Muhammadiyah, dengan pengalaman panjangnya di bidang pendidikan, diharapkan mampu memberikan solusi dan inovasi untuk menghadapi tantangan ini. Kolaborasi antara pemerintah dan organisasi masyarakat seperti Muhammadiyah adalah kunci untuk menciptakan sistem pendidikan yang tangguh, adaptif, dan relevan dengan kebutuhan masa depan.
Akhirnya, tatkala Presiden Prabowo mengembalikan pendidikan ke “rumahnya” melalui penunjukan tokoh-tokoh Muhammadiyah sebagai pemimpin di sektor pendidikan, ia sejatinya menunjukkan penghormatan terhadap sejarah panjang dan kontribusi Muhammadiyah dalam mencerdaskan kehidupan bangsa.

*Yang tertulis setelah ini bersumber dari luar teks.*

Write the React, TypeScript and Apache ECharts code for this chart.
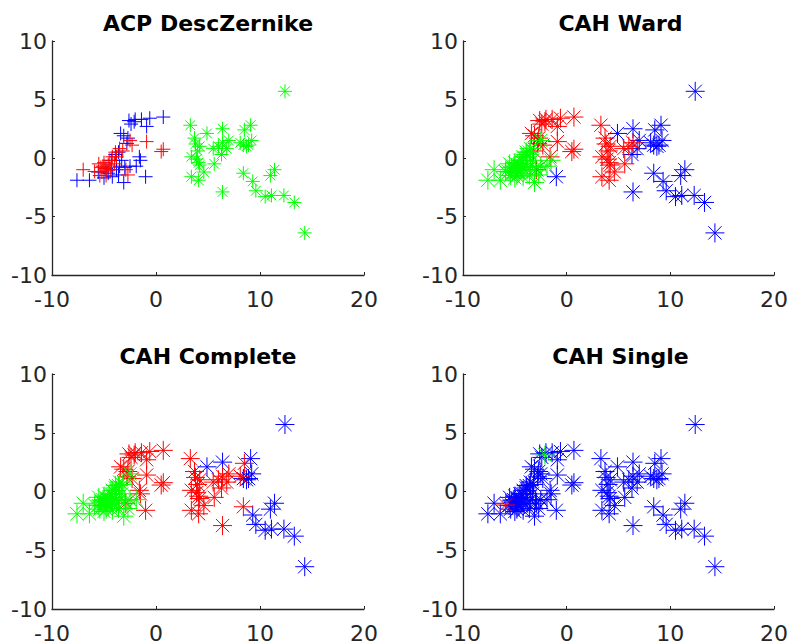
import React, { useEffect, useRef } from "react";
import * as echarts from "echarts";

// Point coordinates (shared by all four panels)
const xs = [
  12.4, 3.3, 4.9, 6.4, 8.5, 9.1, 3.7, 4.2, 5.5, 6.0,
  6.4, 6.8, 6.3, 8.1, 8.4, 8.9, 9.2, 8.7, 3.4, 3.9,
  4.1, 4.2, 4.6, 5.6, 3.4, 4.1, 6.4, 8.4, 9.3, 9.6,
  10.5, 11.1, 11.0, 11.4, 12.3, 13.3, 14.3, 4.0, 3.8, 7.0,
  0.7, -0.6, -1.4, -0.9, -2.0, -2.1, -2.4, -2.6, -3.4, -3.1,
  -2.7, -2.8, -0.9, 0.5, 0.7, -2.3, -2.5, -1.6, -1.5, -1.9,
  -1.0, -3.3, -3.5, -3.1, -3.6, -4.6, -4.8, -5.55, -6.4, -7.6,
  -4.3, -3.9, -3.6, -2.7, -7.0, -5.9, -5.5, -5.3, -5.2, -5.0,
  -4.9, -4.8, -4.6, -4.5, -4.4, -4.2, -4.0, -3.9, -3.5, -3.2,
  -5.1, -4.7, -5.4, -4.3, -3.8, -5.0, -4.2, -3.8, -3.0, -2.5,
  -2.9,
];
const ys = [
  5.7, 2.8, 2.1, 2.5, 2.4, 2.8, 1.7, 1.0, 0.8, 1.0,
  1.3, 0.8, 0.3, 1.3, 1.1, 1.1, 1.5, 1.0, 0.1, -0.1,
  -0.4, -0.6, -1.2, -0.5, -1.6, -1.9, -2.9, -1.3, -2.0, -2.8,
  -3.3, -3.2, -1.5, -1.0, -3.2, -3.8, -6.4, 0.6, 1.2, 1.5,
  3.5, 3.4, 3.3, 2.7, 3.3, 3.1, 2.9, 3.2, 2.1, 1.9,
  1.7, 1.25, 1.4, 0.55, 0.75, 1.1, 1.5, 0.1, -0.2, -0.7,
  -1.6, -0.2, -0.7, -2.1, -1.45, -1.3, -0.9, -1.2, -1.9, -1.9,
  -0.2, 0.3, 0.5, -1.45, -1.0, -1.15, -0.5, -0.8, -1.2, -0.4,
  -0.9, -1.5, -0.6, -0.2, -1.0, 0.1, -0.5, 0.5, 0.8, 0.6,
  -0.7, -1.1, -1.5, -0.8, 0.1, -1.7, -1.6, -1.0, -0.8, -0.7,
  -1.0,
];

// Group colour of each point in each panel (b = blue, r = red, g = green)
const acpGroups =
  "gggggggggggggggggggggggggggggggggggggggg" +
  "bbbbbbbbbbbbrrrrrbbbbbbbbbbbbbbbbrrrrrrr" +
  "rrrrrrrrrrrrrrrbbbbbr";
const wardGroups =
  "brbbbbrrrrrbbbbbbbrrrrrrrrbbbbbbbbbbbrrb" +
  "rrrrrrrrrrrrrrrrgrggbggggggggggggggggggg" +
  "gggggggggrggggggggggr";
const completeGroups =
  "brbbrbrrrrrrrrbbbbrrrrrrrrrrbbbbbbbbbrrr" +
  "rrrrrrrrrrrrrrrrgrrgrggggggggggggggggggg" +
  "ggggggggggggggggggggr";
const singleGroups =
  "bbbbbbbbbbbbbbbbbbbbbbbbbbbbbbbbbbbbbbbb" +
  "bbbbbgbbbbbbbbbbbbbbbbbbbbbbbbbbbbbrbbbb" +
  "bbbbbbbbbbbbbbbbbbbbb";

const panelTitles = ["ACP DescZernike", "CAH Ward", "CAH Complete", "CAH Single"];
const xTicks = { min: -10, max: 20, interval: 10 };
const yTicks = { min: -10, max: 10, interval: 5 };

const COLORS: Record<string, string> = { b: "#0000ff", r: "#ff0000", g: "#00ff00" };
const PLUS = "path://M0 -10L0 10M-10 0L10 0";
const STAR = "path://M0 -10L0 10M-10 0L10 0M-7 -7L7 7M-7 7L7 -7";

const grids = [
  { left: 52, top: 41, width: 312, height: 234 },
  { left: 463, top: 41, width: 315, height: 234 },
  { left: 52, top: 374, width: 312, height: 235 },
  { left: 463, top: 374, width: 315, height: 235 },
];

const FONT = "DejaVu Sans";
const AX = "#262626";

export default function App() {
  const ref = useRef<HTMLDivElement>(null);
  useEffect(() => {
    if (!ref.current) return;
    const chart = echarts.init(ref.current, undefined, { renderer: "svg" });
    const groupSets = [acpGroups, wardGroups, completeGroups, singleGroups];
    const series: any[] = [];
    groupSets.forEach((gs, pi) => {
      ["b", "r", "g"].forEach((c) => {
        const data: number[][] = [];
        for (let i = 0; i < xs.length; i++) {
          if (gs[i] === c) data.push([xs[i], ys[i]]);
        }
        let symbol = STAR;
        let size = 19;
        if (pi === 0) {
          symbol = c === "g" ? STAR : PLUS;
          size = 14;
        }
        series.push({
          type: "scatter",
          xAxisIndex: pi,
          yAxisIndex: pi,
          data,
          symbol,
          symbolSize: size,
          silent: true,
          itemStyle: { color: COLORS[c], borderColor: COLORS[c], borderWidth: 1, opacity: 1 },
          emphasis: { disabled: true },
        });
      });
    });
    const axisCommon = {
      axisLine: { show: true, onZero: false, lineStyle: { color: AX, width: 1.3 } },
      axisTick: { show: true, inside: true, length: 3, lineStyle: { color: AX, width: 1 } },
      splitLine: { show: false },
      axisLabel: { color: AX, fontSize: 22, fontFamily: FONT },
    };
    const option: any = {
      animation: false,
      grid: grids.map((g) => ({ ...g, containLabel: false })),
      xAxis: grids.map((_, i) => ({
        type: "value",
        gridIndex: i,
        ...xTicks,
        ...axisCommon,
        axisLabel: { ...axisCommon.axisLabel, margin: 13 },
      })),
      yAxis: grids.map((_, i) => ({
        type: "value",
        gridIndex: i,
        ...yTicks,
        ...axisCommon,
        axisLabel: { ...axisCommon.axisLabel, margin: 5 },
      })),
      series,
      graphic: panelTitles.map((t, i) => ({
        type: "text",
        x: grids[i].left + grids[i].width / 2,
        y: i < 2 ? 23 : 356,
        style: {
          text: t,
          fill: "#000",
          font: `bold 22px "${FONT}"`,
          textAlign: "center",
          textVerticalAlign: "middle",
        },
      })),
    };
    chart.setOption(option);
    return () => chart.dispose();
  }, []);
  return (
    <div
      ref={ref}
      style={{ position: "absolute", left: 0, top: 0, width: 791, height: 644, background: "#fff" }}
    />
  );
}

Langkah ini adalah sebuah ikhtiar menugaskan orang-orang yang tepat di posisi yang tepat, dengan harapan membawa pendidikan Indonesia menuju arah yang lebih baik, inklusif, dan berdaya saing. Muhammadiyah, dengan rekam jejak dan dedikasinya, memiliki potensi besar untuk mewujudkan visi tersebut, menciptakan generasi penerus bangsa yang tidak hanya cerdas secara intelektual, tetapi juga berkarakter dan bermoral tinggi. Dari Muhammadiyah untuk bangsa!